On February 28, the European Parliament announced that negotiators from the Parliament and the European Council agreed to alter bank capital rules and limit executive pay. The capital requirements, developed to implement aspects of Basel III, would raise to eight percent the minimum thresholds of high quality capital that banks must retain. The announcement does not specify what types of capital would satisfy the requirement, but does indicate that good quality capital would be mostly Tier 1 capital. With regard to executive pay, the base salary-to-bonus ratio would be 1:1, but the ratio could increase to a maximum of 1:2 with the approval of at least 65 percent of shareholders owning half the shares represented, or of 75 percent of votes if there is no quorum. Further, if a bonus is increased above 1:1, then a quarter of the whole bonus would be deferred for at least five years. Finally, the legislation would require banks to disclose to the European Commission certain information that subsequently would be made public, including profits, taxes paid, and subsidies received country by country. The European Parliament is expected to vote on the legislation in mid-April, and each member state also must approve the legislation. Once approved, member states must implement the rules through their national laws by January 2014.
On February 19, House Financial Services Committee members Shelley Moore Capito (R-WV) and Carolyn Maloney (D-NY) sent a letter to the Federal Reserve Board, the OCC, and the FDIC regarding the lawmakers’ concerns about the implementation of Basel III. Citing potential compliance costs and the potential derivative impact on consumers, Representatives Capito and Maloney ask that the agencies carefully tailor the Basel III capital requirements to ensure they are appropriate for community banks. The House and Senate have in recent months placed significant focus on the Basel III rulemakings, with both houses recently holding hearings on the issue and lawmakers previously sending letters to the regulators.

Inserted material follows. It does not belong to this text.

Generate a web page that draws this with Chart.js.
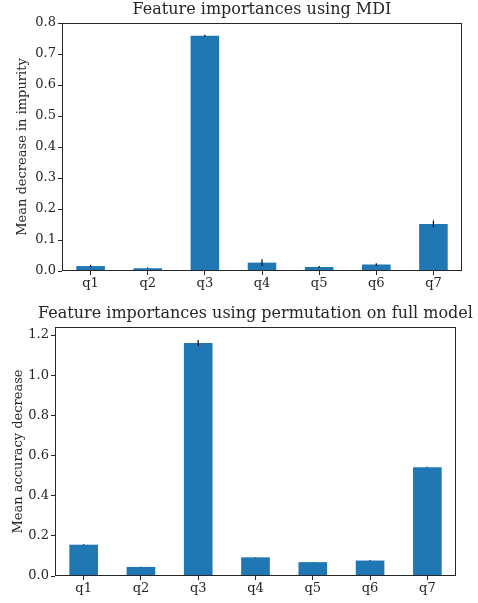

On January 7, the Basel Committee released its revised Liquidity Coverage Ratio (LCR), a component of the comprehensive Basel III accords that also address capital standards. The committee’s LCR is intended to promote short-term resilience of a bank’s liquidity risk and reduce the risk of the banking sector harming the broader economy by failing to absorb shocks arising from financial and economic stress. The LCR requires that a bank have an adequate stock of unencumbered high-quality liquid assets that can be converted into cash easily and immediately in private markets to meet a 30-day liquidity stress scenario. The revised LCR updates standards originally adopted by the Committee in 2010. Given slower than expected strengthening of the banking system and the broader economy, and in response to industry requests, the Committee decided to expand the range of eligible assets to include corporate debt, unencumbered equities, and highly-rated residential mortgage-backed securities. The Committee also clarified its intention to allow banks use their high-quality liquid assets in times of stress. Finally, the Committee revised the timetable for phase-in of the standard. The standard will take effect as planned on January 1, 2015, but the minimum requirement will begin at 60%, rising 10 percentage points each year until full implementation on January 1, 2019.